A Felipe Calderón se le olvida que llegó en muletas al día de su toma de protesta como presidente de la república, no con apoyo del voto claro, contundente e inobjetable de los mexicanos. Todos sabemos que desde la embajada de los Estados Unidos, el corporativismo magisterial y la obsecuencia de algunos gobernadores del PRI, Calderón alcanzó dudosamente la posición que actualmente ostenta con torpeza. Su trapaza hizo que México viviera, y no ha dejado de seguir viviéndolos, días aciagos.

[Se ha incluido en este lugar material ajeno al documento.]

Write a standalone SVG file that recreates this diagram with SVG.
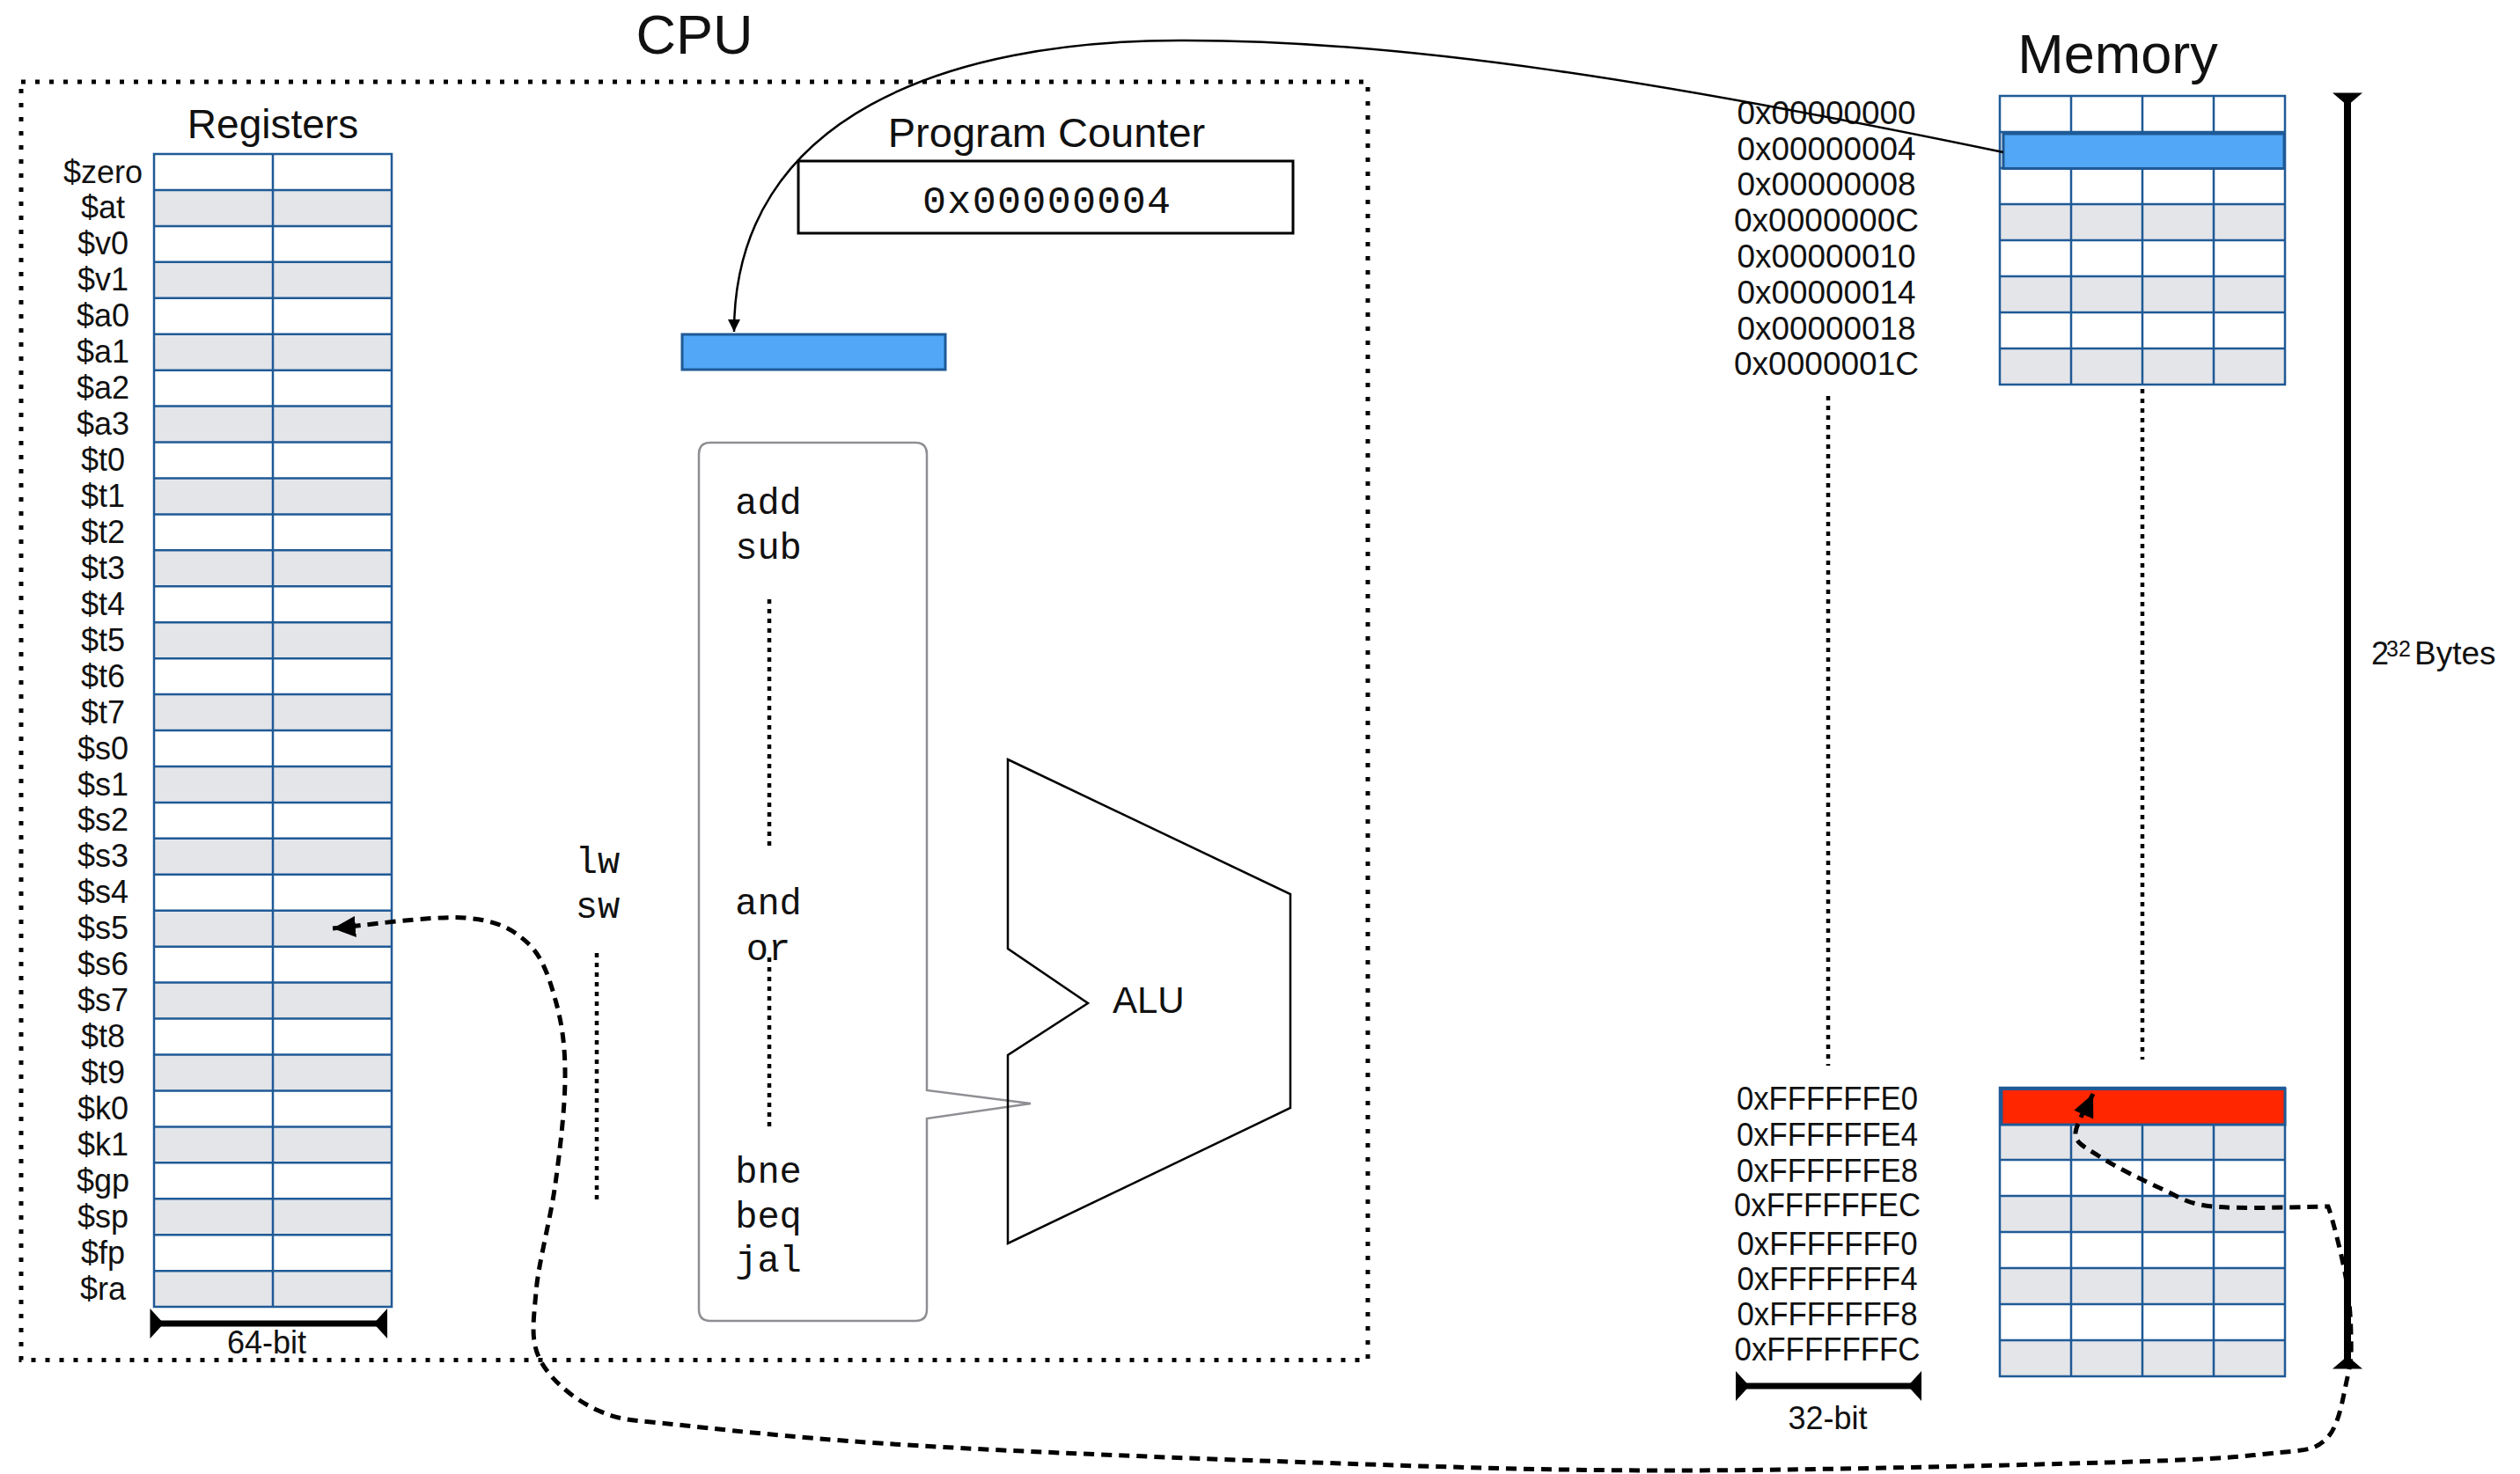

En la primera semana de octubre de 2006 no se tenía la declaratoria de presidente electo. Fue después, en ése mes, que el Poder Judicial le otorgó esa condición. No era suficiente, el descontento no se desactivó. Sin una legitimidad acreditada, cosa que no ha logrado hasta ahora Calderón, recurrió a las fracciones parlamentarias del PRI en ambas Cámaras del Congreso para rendir protesta como presidente constitucional. Así, con la muleta derecha del Poder Judicial y la muleta izquierda de los legisladores priístas, el primero de diciembre de 2006 se rindió la protesta de ley.
Cinco años después, Felipe Calderón tienta al destino y le prende fuego a sus muletas salvadoras sin advertir la deplorable minusvalía en la que queda. Es una irresponsabilidad lanzarse en contra de quienes le dieron auxilio y le han permitido darle un piso de estabilidad política a su ejercicio predatorio del poder. Tiene razón el Consejo de la Judicatura de la Federación cuando, a través de su vocero, señala que la actitud rijosamente mediática de Calderón pone en riesgo la estabilidad nacional. No es una exageración, atizar la confrontación entre poderes no es el método indicado en los momentos delicados por los que atraviesa el país, en los que el crimen organizado y la disputa por alcanzar alguna de las distintas candidaturas que se rifan en los partidos toman creciente efervescencia. Y eso que no se agrega la declaratoria de recesión económica, pues es sólo una posibilidad del futuro inmediato.
Bajo los signos de un escenario de catástrofe, la serenidad tiene que imperar sobre la temeridad aconsejada por el enojo. No subirse al ring y mejor hacer limpieza de la arena, de todo el territorio que abarca la administración pública federal. No echar en saco roto la convocatoria que amablemente le hace el Poder Judicial.
No es fácil decidir a río revuelto, ni se puede modificar lo previsible, la historia de un sexenio que será recordado por la explosión del crimen y la concomitante debacle de la seguridad.
Mucho me temo que el no escuchar es un reflejo condicionado de la actual administración que le impide atender voces sensatas que no bordan en los extremos. Voces que no abrevan en el escándalo, así sea el que promueve la sucesión presidencial. Voces que tienen un sentido de lo que es el Estado democrático. Pero no es así. Ya desde Mérida Felipe Calderón anuncia que quiere concluir a tambor batiente. Esto es, con aire triunfal o tocando el tambor como en los albores del sexenio.